● **WORK INSTRUCTIONS**:
Copy each line that has the string "matplotlib" somewhere in it.

● **COLLECTED DATA**:
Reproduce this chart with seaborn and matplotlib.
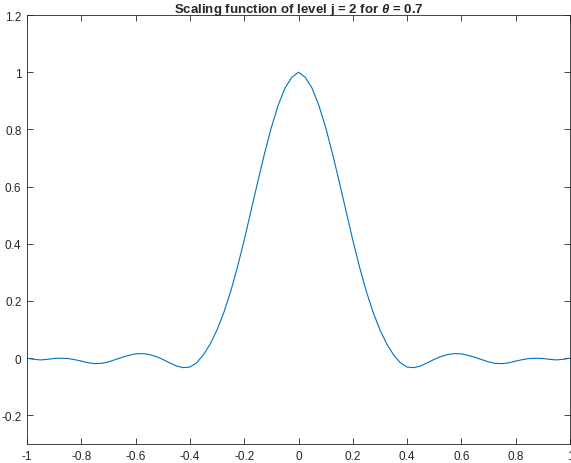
import numpy as np
import pandas as pd
import matplotlib
matplotlib.use('Agg')
import matplotlib.pyplot as plt
import seaborn as sns
from matplotlib.ticker import FuncFormatter

# values, x from -1 to 1 in steps of 0.025
x_vals = np.linspace(-1, 1, 81)
y_vals = [
    0.000, -0.004, -0.006, -0.004, -0.001, 0.000, -0.001, -0.005, -0.010, -0.016,
    -0.019, -0.018, -0.013, -0.005, 0.003, 0.010, 0.015, 0.016, 0.013, 0.006,
    -0.004, -0.016, -0.027, -0.033, -0.031, -0.016, 0.012, 0.050, 0.099, 0.160,
    0.233, 0.318, 0.413, 0.515, 0.617, 0.716, 0.807, 0.884, 0.944, 0.982,
    1.000,
    0.982, 0.944, 0.884, 0.807, 0.716, 0.617, 0.515, 0.413, 0.318, 0.233,
    0.160, 0.099, 0.050, 0.012, -0.016, -0.031, -0.033, -0.027, -0.016, -0.004,
    0.006, 0.013, 0.016, 0.015, 0.010, 0.003, -0.005, -0.013, -0.018, -0.019,
    -0.016, -0.010, -0.005, -0.001, 0.000, -0.001, -0.004, -0.006, -0.004, 0.000,
]
x_ticks = [-1, -0.8, -0.6, -0.4, -0.2, 0, 0.2, 0.4, 0.6, 0.8, 1]
y_ticks = [-0.2, 0, 0.2, 0.4, 0.6, 0.8, 1, 1.2]
title = r'Scaling function of level j = 2 for $\theta$ = 0.7'

sns.set_theme(style='ticks')
plt.rcParams['font.family'] = ['Liberation Sans', 'DejaVu Sans']
plt.rcParams['mathtext.fontset'] = 'custom'
plt.rcParams['mathtext.it'] = 'Liberation Sans:italic:bold'

df = pd.DataFrame({'x': x_vals, 'y': y_vals})

fig = plt.figure(figsize=(5.71, 4.64), dpi=100)
ax = fig.add_axes([27 / 571, 1 - 445 / 464, 543 / 571, 429 / 464])

sns.lineplot(data=df, x='x', y='y', ax=ax, color='#0072BD', linewidth=0.8)

ax.set_xlim(-1, 1)
ax.set_ylim(-0.3, 1.2)
ax.set_xticks(x_ticks)
ax.set_yticks(y_ticks)
fmt = FuncFormatter(lambda v, p: f'{v:g}')
ax.xaxis.set_major_formatter(fmt)
ax.yaxis.set_major_formatter(fmt)
ax.set_xlabel('')
ax.set_ylabel('')

for side in ['top', 'right', 'left', 'bottom']:
    ax.spines[side].set_visible(True)
    ax.spines[side].set_color('#262626')
    ax.spines[side].set_linewidth(0.6)
ax.tick_params(direction='in', length=4, width=0.6, color='#262626',
               labelsize=8.5, labelcolor='#262626', top=True, right=True,
               pad=4)

ax.set_title(title, fontsize=9.5, fontweight='bold', pad=2)

fig.savefig('out.png', dpi=100)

● **THE SOLUTION**:
Reproduce this chart with seaborn and matplotlib.
import matplotlib
matplotlib.use('Agg')
import matplotlib.pyplot as plt
from matplotlib.ticker import FuncFormatter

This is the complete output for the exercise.